Originally published at deepu.tech.
So you are attending this awesome conference where speaker after speaker talks about how awesome microservices are. You hear a speaker from a Tech giant presenting how they scaled up and solved their issues using microservices running on containers or something, and you wonder shouldn't we do the same as well?
The reality is that there is no silver bullet in software engineering. Microservices doesn't magically solve every scaling issues, some times they introduce more problems then they solve.
Well, this is not a microservice bashing post, as someone who likes microservice architectures(sometimes for their sheer complexity and sometimes for the ingenuity), I think it's important to know the cost of doing microservice architectures in real-world use cases. I talked briefly about this in my book as well.

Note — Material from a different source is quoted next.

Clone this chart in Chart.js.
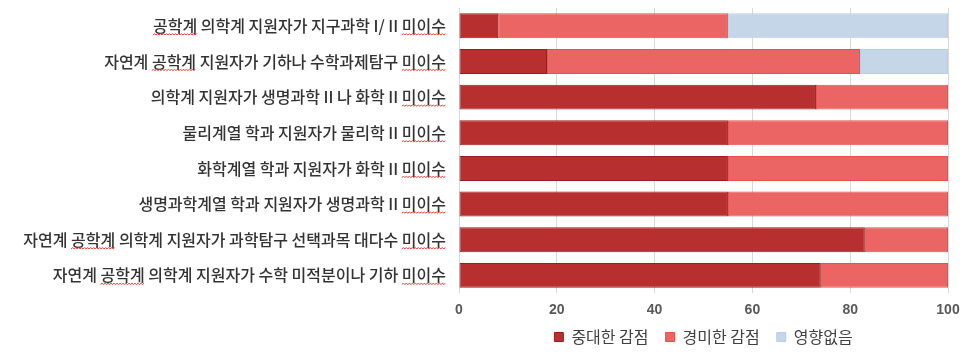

In a microservice architecture, you generally split your domain model into individual loosely coupled services that can be deployed and scaled individually.
Each of the services is in itself a small application with its own architecture and even runtime sometimes.
The services might offer REST endpoints that can be aggregated by an application acting as a gateway or the services could be communicating with each other using a messaging system. Some services might have Web GUI some are headless services offering just an API.
In microservice architectures, each service is responsible for handling its data and ideally do not share database schema with other services.
Such architectures make it easy to provide different clients for Mobile and Desktop experience which can be scaled independently based on demand.
There are different architecture patterns for building microservices. The patterns used also decides the way services communicate and the way they are aggregated.
This article details some of these patterns quite nicely.
So let's break down the benefits and issues of microservice architecture and see when it makes sense to adopt one and when to avoid one.
General benefits of Microservice architectures
In general, Microservices provide(As it depends on how you actually implement it) or at least promise the below benefits, which can be grouped into three major categories
Microservice components are more loosely coupled than traditional architectures.
Such systems employ event-driven or message-driven architectures to achieve communication between loosely coupled components.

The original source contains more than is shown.